Pepsi, which has been selling in Russia for more than 60 years, was among a handful of western products available in Russia prior to the collapse of the Soviet Union in 1991.
“Pepsi-Cola entered the market at the height of the Cold War and helped create common ground between the United States and the Soviet Union,” the company wrote in its March 8 announcement. Initially, Pepsi traded its soda concentrate for Stolichnaya vodka and warships. (The latter briefly made Pepsi the sixth largest military in the world, but it swiftly sold the 17 submarines, a cruiser, a frigate, and a destroyer to a Swedish company for scrap recycling.)
The year before the Russia-Ukraine war, Russia was the PepsiCo’s third-biggest market behind the US and Mexico.
On humanitarian grounds, Pepsi still continues to sell other essentials such as milk and dairy products, baby formula and baby food to Russian civilians as the war continues.
The Ukraine war, which broke out in February, kicked off an exodus of companies from Russia.
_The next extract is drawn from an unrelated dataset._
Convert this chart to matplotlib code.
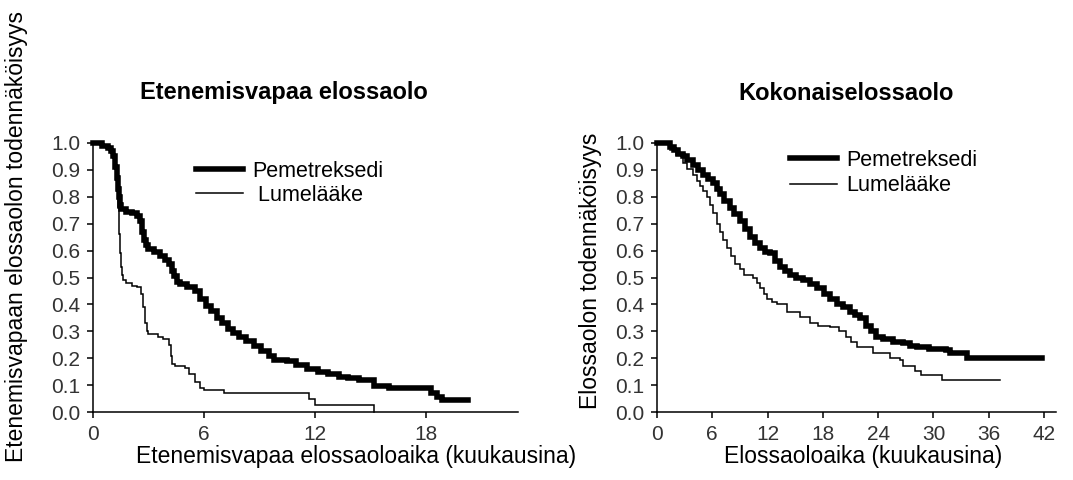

Notably, the very day in March that Pepsi announced its decision, Coca-Cola $KO, McDonald’s, and Starbucks $SBUX proclaimed their departures as well.
In Russia’s $8.8 billion non-alcoholic beverages market, local brands are attempting to plug the gaps left behind by Pepsi and Coke.
Chernogolovka, a soft-drinks company named for a town outside Moscow, where it was founded in 1998, has more than doubled its presence in hotels, restaurants and cafes so far this year, and is now supplying Russian outlets of Burger King and KFC, it told Reuters in June.
Another domestic drinks manufacturer, Ochakovo, is drastically increasing its bottling capacity for its CoolCola, Fancy, and Street brands, to replace the quickly disappearing stocks of Coca Cola, Fanta, and Sprite respectively. Ochakovo aims to leap from making 50 million litres to 1.25 billion litres a year.